序列扩展#

本文档介绍了 Triton 的序列扩展。序列扩展允许 Triton 支持期望一系列相关推理请求的状态模型。

推理请求可以使用请求中的 “sequence_id” 参数指定其为序列的一部分，并使用 “sequence_start” 和 “sequence_end” 参数来指示序列的开始和结束。

由于支持此扩展，Triton 会在其服务器元数据的扩展字段中报告 “sequence”。如果 “sequence_id” 参数支持字符串类型，Triton 还可能在服务器元数据的扩展字段中报告 “sequence(string_id)”。

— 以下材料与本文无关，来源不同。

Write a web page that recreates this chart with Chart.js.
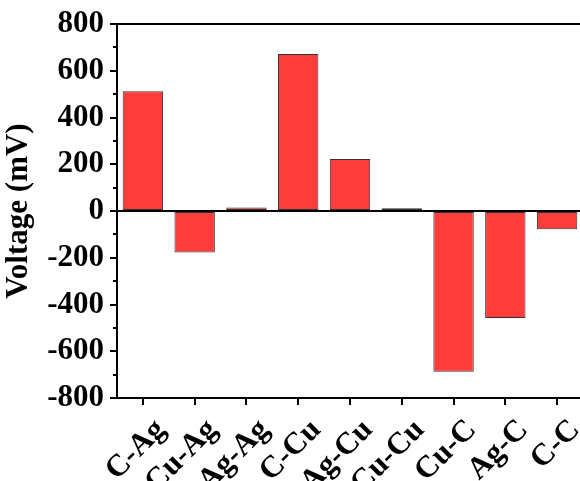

“sequence_id”：一个字符串或 uint64 值，用于标识请求所属的序列。属于同一序列的所有推理请求必须使用相同的序列 ID。序列 ID 为 0 或 “” 表示推理请求不属于任何序列。
“sequence_start”：布尔值，如果在请求中设置为 true，则表示该请求是序列中的第一个请求。如果未设置或设置为 false，则该请求不是序列中的第一个请求。如果设置，则 “sequence_id” 参数必须设置为非零或非空字符串值。
“sequence_end”：布尔值，如果在请求中设置为 true，则表示该请求是序列中的最后一个请求。如果未设置或设置为 false，则该请求不是序列中的最后一个请求。如果设置，则 “sequence_id” 参数必须设置为非零或非空字符串值。

HTTP/REST#

以下示例展示了如何将请求标记为序列的一部分。在本例中，未使用 sequence_start 和 sequence_end 参数，这意味着此请求既不是序列的开始也不是结束。

POST /v2/models/mymodel/infer HTTP/1.1
Host: localhost:8000
Content-Type: application/json
Content-Length: <xx>
{
  "parameters" : { "sequence_id" : 42 }
  "inputs" : [
    {
      "name" : "input0",
      "shape" : [ 2, 2 ],
      "datatype" : "UINT32",
      "data" : [ 1, 2, 3, 4 ]
    }
  ],
  "outputs" : [
    {
      "name" : "output0",
    }
  ]
}

以下示例使用 v4 UUID 字符串作为 “sequence_id” 参数的值。

POST /v2/models/mymodel/infer HTTP/1.1
Host: localhost:8000
Content-Type: application/json
Content-Length: <xx>
{
  "parameters" : { "sequence_id" : "e333c95a-07fc-42d2-ab16-033b1a566ed5" }
  "inputs" : [
    {
      "name" : "input0",
      "shape" : [ 2, 2 ],
      "datatype" : "UINT32",
      "data" : [ 1, 2, 3, 4 ]
    }
  ],
  "outputs" : [
    {
      "name" : "output0",
    }
  ]
}

GRPC#

除了支持上述序列参数外，GRPC API 还添加了推理 API 的流式版本，以允许通过同一 GRPC 流发送一系列推理请求。指定 sequence_id 的请求不需要使用此流式 API，未指定 sequence_id 的请求可以使用此 API。《ModelInferRequest》与 ModelInfer API 的相同。《ModelStreamInferResponse》消息如下所示。

service GRPCInferenceService
{
  …

  // Perform inference using a specific model with GRPC streaming.
  rpc ModelStreamInfer(stream ModelInferRequest) returns (stream ModelStreamInferResponse) {}
}

// Response message for ModelStreamInfer.
message ModelStreamInferResponse
{
  // The message describing the error. The empty message
  // indicates the inference was successful without errors.
  String error_message = 1;

  // Holds the results of the request.
  ModelInferResponse infer_response = 2;
}